Central Library get all the pomp and praise, doesn’t it. But while it may currently be the most prominent book repository in Manchester, it’s hardly the oldest. That title belongs to Chetham’s Library, a medieval marvel that is the nation’s most ancient lending archive of books, maps and photographs.
Finding Chetham’s is a bit like uncovering a lost relic in your back garden; the building is hidden away between Manchester Cathedral and the school that shares its name. From the first impression, it conjures up a sense of mystery and wonder: entry is gained by pressing a bell on a gnarled wooden door studded with iron bolts. Once inside, the serenity of the interior is exceptional even for a library. The almost-black wood of the beams and bookcases, the gold-lettered, Latin labels and the beatific expressions worn by the persons in the portraits combine to create an atmosphere of complete calm. It’s like stepping back in time.
Which, in a way, you are. The library was founded in 1653, which is old enough – but the building dates back to 1421 and once housed the nearby cathedral’s collegiate. Built with funds bequeathed by prominent businessman Humphrey Chetham, its mission was to assist “scholars and others well affected”. This, at the time, meant loading the shelves with a headache-inducing mix of literature, law and theology. The books are kept in imperious rows – originally they were chained to the walls to prevent theft – and their dark leather spines form an intimidating intellectual phalanx.
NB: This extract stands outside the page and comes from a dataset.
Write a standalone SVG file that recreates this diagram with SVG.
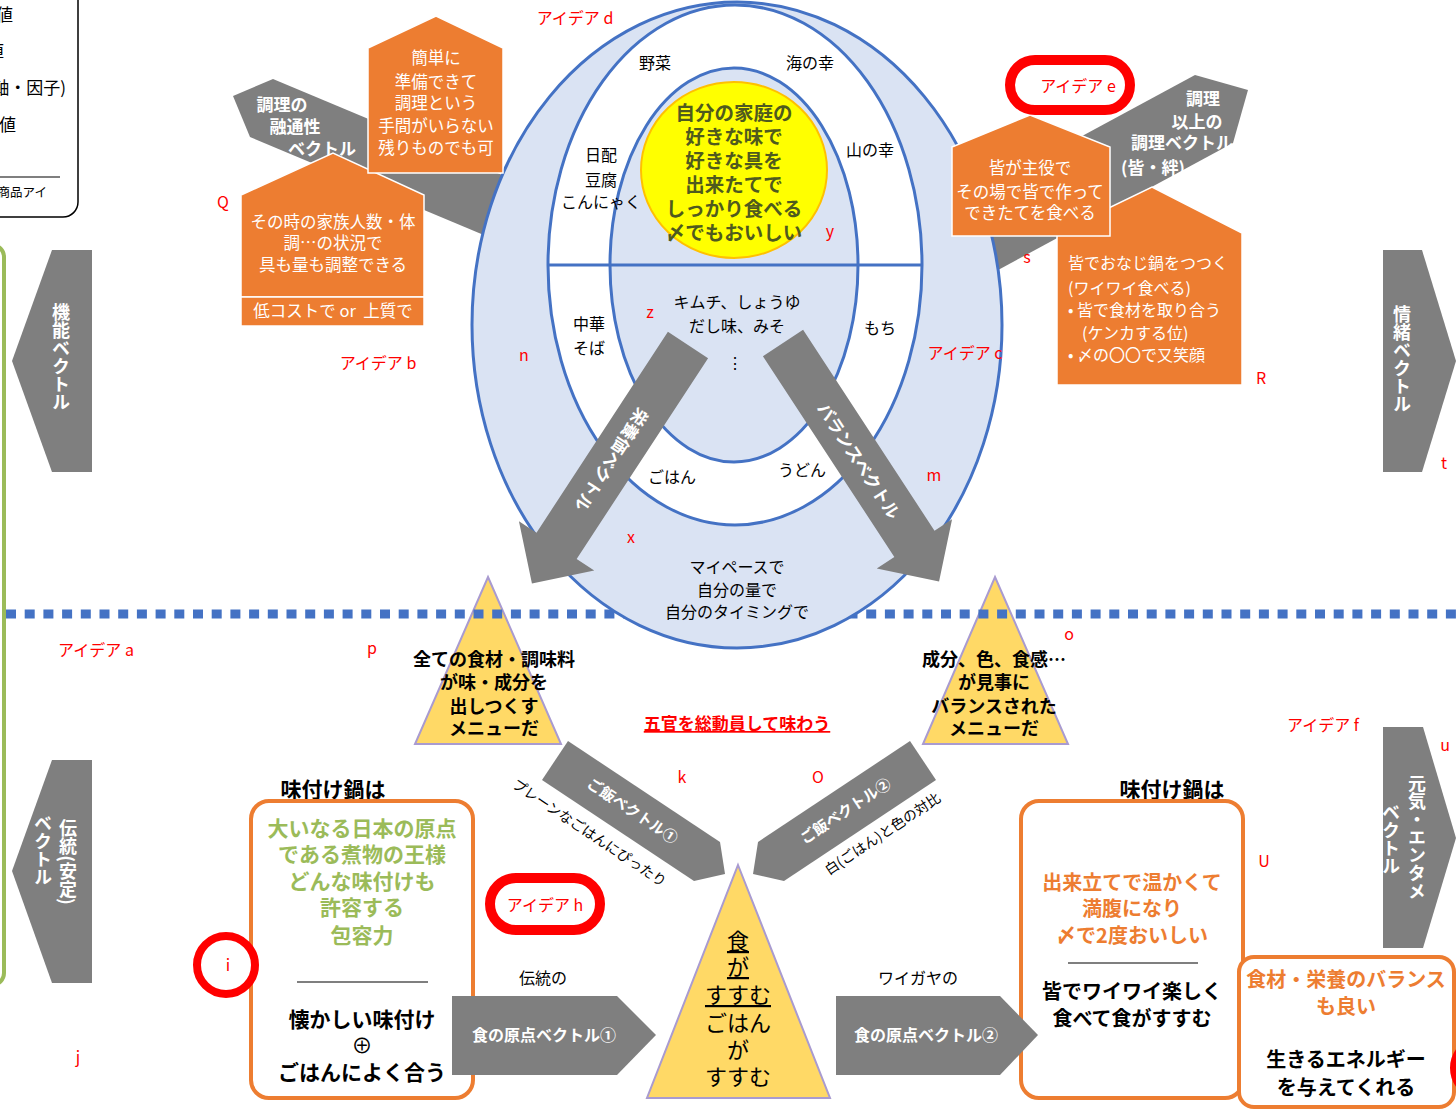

Just off from the main shelving area is a resplendent reading room, brighter than the bookshelves and lined with those peaceful portraits. It’s the perfect place to quietly contemplate the library’s serious tomes.
The result of all this intellectual rigour was that Chetham’s Library became the place to be, if thinking was your thing. It is here that Marx and Engels researched much of the material that would inform their world-changing works (including the Communist Manifesto); Chetham’s is now something of a Mecca for left-leaning tourists. But while it might be ancient, Chetham’s is no fossil. It continues to be an active library, one that constantly adds to its collection. The focus now is on local history and donations, with cabinets of curiosities lining the corridors. Diary entries from Manchester’s second bishop, James Fraser (whose statue can be seen in Albert Square), are displayed in one, while the next is filled with books on African Nationalism (Manchester also played its part here, hosting the historic fifth Pan-African Congress in 1945). Yet another documents the decline of Free Trade Hall. It is just the sort of curatorial touch that you want from a library like this, offering a smattering of the interesting and unexpected.